Immediately following the FLNC-5 May's press conference and numerous threats from Historiques, Alain Orsoni silently fled to Miami, Florida without informing anybody within the MPA. This forced the party to hastily reconvene under the direction of moderate autonomist Dominique Bianchi who campaigned for peace and pressured a rapid dissolution of the FLNC-CA. Disarming finished in early 1997, and the group officially dissolved on 29 January 1997.

== Structure ==
The FLNC-Canal Habituel, much like the original FLNC and the FLNC-Canal Historique, was organised into geographically defined brigades, each led by a specific leader. Unlike the other two organisations, however, the FLNC-CA was much looser and did not have a proper hierarchal structure. Instead, most of the group's decision-making was done directly through Alain Orsoni's leadership.

Ghjuventù Paolina (GP), a student union operating in Corsican high schools and within the University of Corsica, fell under the direct influence of the FLNC-CA in the mid-1990s, although for much of its early years it was associated with Resistenza and the Corsican National Alliance. Following the creation of Corsica Viva, GP's secretary, Jean-Félix Acquaviva, defected to the FLNC-5 May's sphere of influence for a time before becoming an independent moderate autonomist.

The Movement for Self-Determination was the political wing of the FLNC-CA. Many decisions made by the MPA were made by or alongside the FLNC-CA.
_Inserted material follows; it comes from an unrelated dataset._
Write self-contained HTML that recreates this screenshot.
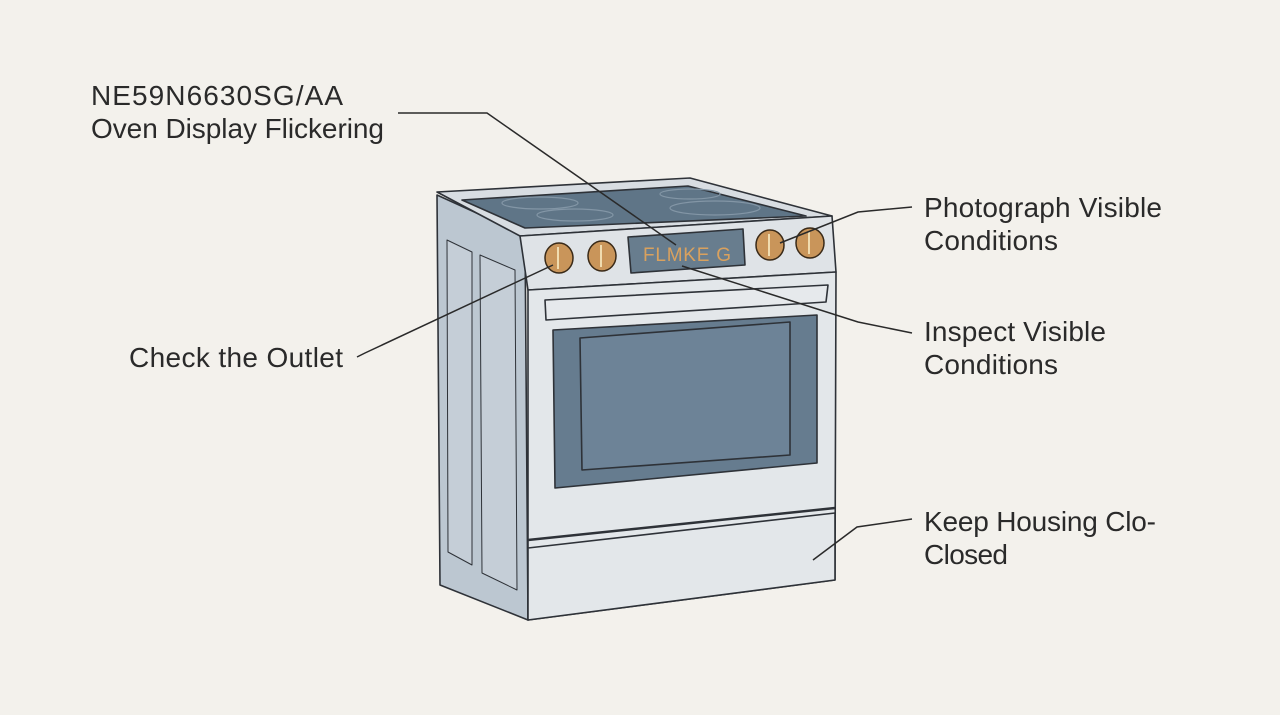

== Ideology and demands ==
The FLNC-Canal Habituel, unlike its rival, the FLNC-Canal Historique (a Marxist organisation), had no specific ideological platform. The group's demands were largely on par with the original FLNC's moderate faction, that being a big tent coalition of Corsican autonomists and nationalists working to secure both autonomy and eventual independence from France. Femu a Corsica, a modern political party, works a similar way.

The FLNC-CA denounced independence without gradual reforms in 1992. The group disavowed the Marxist formation of the FLNC-CS and claimed to support liberalism, both economic and social, as well as the expansion of local businesses. The FLNC-CA also supported European federalism with Corsica as a member.